В статье «Крестьянство», опубликованной в «Советской исторической энциклопедии», говорилось: «Исключительно неблагоприятные экономические условия жизни крестьянства делали подавляющую массу ее совершенно беззащитной перед лицом частых стихийных бедствий – эпидемий и эпизоотий, заморозков и засух, градобитий и пожаров. С 1860 по 1904-й, по неполным данным, убытки от пожаров составили около 2,7 миллиарда рублей, что превышало всю сумму выплаченных крестьянством выкупных платежей. Неурожаи и голодовки повторялись через каждые 3-4 года. Особенно грандиозными были голодовки 1891 и 1911-го, причем последняя охватила 20 губерний с населением около 30 миллионов человек».
Вспоминая свое крестьянское детство, генерал армии И.В. Тюленев писал: «Лишения и невзгоды, голод и холод постоянно стучались в дверь… Семья у нас, Тюленевых, была большая: шесть человек своих ребят да четверо оставшихся от дяди после его смерти. Отцу с матерью надо было трудиться не покладая рук, чтобы прокормить такую ораву… Земли было мало. Крохотный надел не мог досыта прокормить столько ртов».
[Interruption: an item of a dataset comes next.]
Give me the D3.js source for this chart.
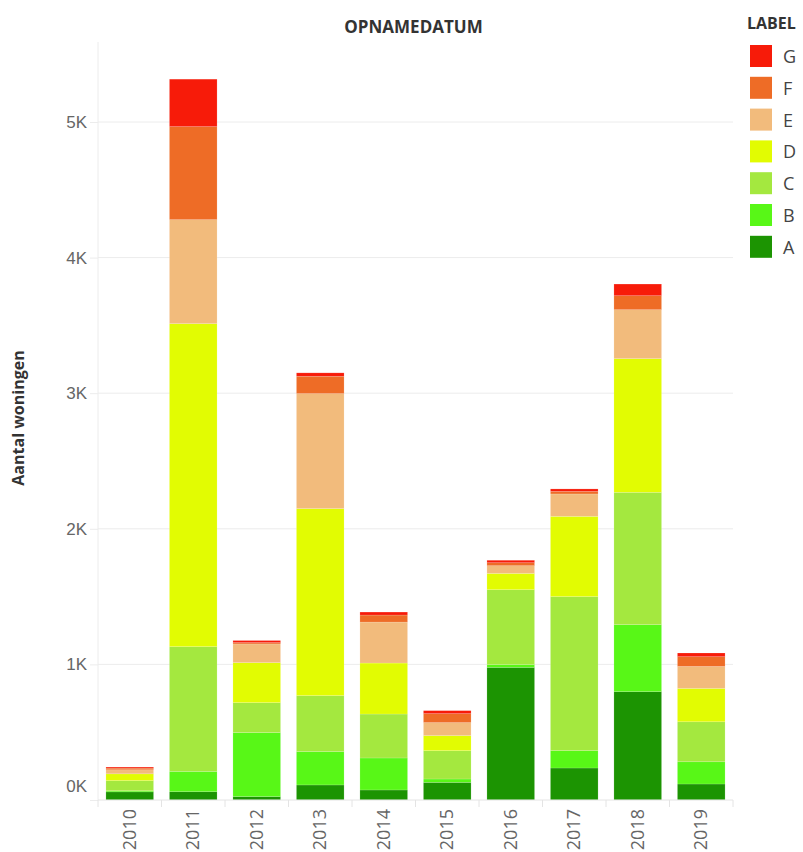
<!DOCTYPE html>
<html>
<head>
<meta charset="utf-8">
<script src="https://cdn.jsdelivr.net/npm/d3@7"></script>
<style>
  body { margin: 0; background: #fff; }
  svg { font-family: 'Open Sans', sans-serif; }
</style>
</head>
<body>
<div id="chart"></div>
<script>
const years  = ['2010', '2011', '2012', '2013', '2014', '2015', '2016', '2017', '2018', '2019']
const labels = ['A', 'B', 'C', 'D', 'E', 'F', 'G']
const colors = ['#1c9402', '#58f717', '#a4e83f', '#e2fc02', '#f2bb7c', '#ee6c26', '#f71b09']

// aantal woningen per label, per jaar
const valA = [60, 61, 25, 111, 74, 130, 978, 236, 799, 118]
const valB = [8, 150, 472, 246, 236, 25, 20, 128, 494, 164]
const valC = [75, 920, 221, 413, 324, 209, 553, 1136, 976, 295]
const valD = [50, 2382, 295, 1379, 376, 111, 120, 592, 986, 246]
const valE = [30, 767, 138, 848, 302, 96, 57, 165, 361, 162]
const valF = [12, 686, 10, 128, 52, 66, 22, 19, 103, 72]
const valG = [8, 350, 15, 25, 22, 22, 18, 18, 86, 27]

const yTicks = [0, 1000, 2000, 3000, 4000, 5000]

const series = { A: valA, B: valB, C: valC, D: valD, E: valE, F: valF, G: valG }
const table = years.map((yr, i) => {
  const row = { year: yr }
  labels.forEach(l => { row[l] = series[l][i] })
  return row
})

const W = 803, H = 852
const MARGIN = { top: 42, right: 70, bottom: 52, left: 98 }
const innerW = W - MARGIN.left - MARGIN.right
const innerH = H - MARGIN.top - MARGIN.bottom

const svg = d3.select('#chart').append('svg')
  .attr('width', W).attr('height', H)

const g = svg.append('g').attr('transform', `translate(${MARGIN.left},${MARGIN.top})`)

const x = d3.scaleBand().domain(years).range([0, innerW]).paddingInner(0.25).paddingOuter(0.125)
const y = d3.scaleLinear().domain([0, 5590]).range([innerH, 0])
const color = d3.scaleOrdinal().domain(labels).range(colors)

// gridlines
g.append('g').selectAll('line').data(yTicks.filter(d => d > 0)).join('line')
  .attr('x1', 0).attr('x2', innerW)
  .attr('y1', d => y(d)).attr('y2', d => y(d))
  .attr('stroke', '#ececec')
g.append('line').attr('x1', 0).attr('x2', 0).attr('y1', 0).attr('y2', innerH)
  .attr('stroke', '#ececec')

// y axis
const gy = g.append('g')
  .call(d3.axisLeft(y).tickValues(yTicks).tickFormat(d => `${d / 1000}K`).tickSize(8).tickPadding(3))
gy.select('.domain').remove()
gy.selectAll('.tick line').attr('stroke', '#ececec')
gy.selectAll('.tick text')
  .attr('fill', '#666').style('font-size', '17px')
  .attr('dy', d => d === 0 ? '-0.5em' : '0.32em')

// stacked bars
const stack = d3.stack().keys(labels)(table)
g.append('g').selectAll('g').data(stack).join('g')
  .attr('fill', d => color(d.key))
  .selectAll('rect').data(d => d).join('rect')
  .attr('x', d => x(d.data.year))
  .attr('y', d => y(d[1]))
  .attr('width', x.bandwidth())
  .attr('height', d => y(d[0]) - y(d[1]))
  .attr('stroke', '#fff').attr('stroke-opacity', 0.25).attr('stroke-width', 0.6)

// x axis
const gx = g.append('g').attr('transform', `translate(0,${innerH})`)
gx.append('line').attr('x1', 0).attr('x2', innerW).attr('stroke', '#e4e4e4')
gx.selectAll('line.sep').data(d3.range(years.length + 1)).join('line')
  .attr('class', 'sep')
  .attr('x1', i => i * x.step()).attr('x2', i => i * x.step())
  .attr('y1', 0).attr('y2', 7)
  .attr('stroke', '#e4e4e4')
gx.selectAll('text').data(years).join('text')
  .attr('transform', d => `translate(${x(d) + x.bandwidth() / 2 + 6},9) rotate(-90)`)
  .attr('text-anchor', 'end')
  .attr('fill', '#666')
  .style('font-size', '18px')
  .text(d => d)

// titles
svg.append('text')
  .attr('x', MARGIN.left + innerW / 2 - 2).attr('y', 33)
  .attr('text-anchor', 'middle')
  .attr('fill', '#333').style('font-size', '17px').style('font-weight', 'bold')
  .text('OPNAMEDATUM')

svg.append('text')
  .attr('transform', `translate(24,${MARGIN.top + innerH / 2 - 3}) rotate(-90)`)
  .attr('text-anchor', 'middle')
  .attr('fill', '#333').style('font-size', '16px').style('font-weight', 'bold')
  .text('Aantal woningen')

// legend
const legend = svg.append('g').attr('transform', 'translate(747,0)')
legend.append('text').attr('x', 0).attr('y', 29)
  .attr('fill', '#333').style('font-size', '16px').style('font-weight', 'bold')
  .text('LABEL')
const items = legend.selectAll('g.item').data(labels.slice().reverse()).join('g')
  .attr('class', 'item')
  .attr('transform', (d, i) => `translate(3,${45 + i * 31.8})`)
items.append('rect').attr('width', 22).attr('height', 22).attr('fill', d => color(d))
items.append('text').attr('x', 33).attr('y', 18)
  .attr('fill', '#444').style('font-size', '18px')
  .text(d => d)
</script>
</body>
</html>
Маршал Советского Союза Г.К. Жуков, который был моложе И.В. Тюленева на четыре года и так же, как и он рос в крестьянской семье, вспоминал, что зима 1902 года «для нашей семьи оказалась очень тяжелой. Год выдался неурожайный, и своего зерна хватило только до середины декабря. Заработки отца и матери уходили на хлеб, соль и уплату долгов. Спасибо соседям, они иногда нас выручали то щами, то кашей». Летом будущий маршал ловил в речке рыбу и «делился рыбой с соседями за их щи и кашу».
Хотя потребность в радикальной аграрной реформе и усиленных вложениях в сельское хозяйство была налицо, царское правительство тормозило осуществление подобных планов. Препятствия чинились и планам развития народного образования в деревне. Перепись 1897 года показала, что 73 % населения было неграмотным. Сохранение тогдашних темпов ликвидации неграмотности позволило бы ее ликвидировать в центральной части России не раньше конца XX века, а в Сибири и Средней Азии лишь через несколько столетий.
В деревне не прекращались крестьянские волнения. В 70-х годах многие крестьяне отказывались выплачивать выкупные платежи. Особенно крупными были волнения в Киевской, Воронежской губерниях, среди казаков на Урале и на Дону, а также среди народов Поволжья и башкир. В поисках избавления от тяжелой крестьянской участи многие уходили в города, пополняя ряды растущего рабочего класса.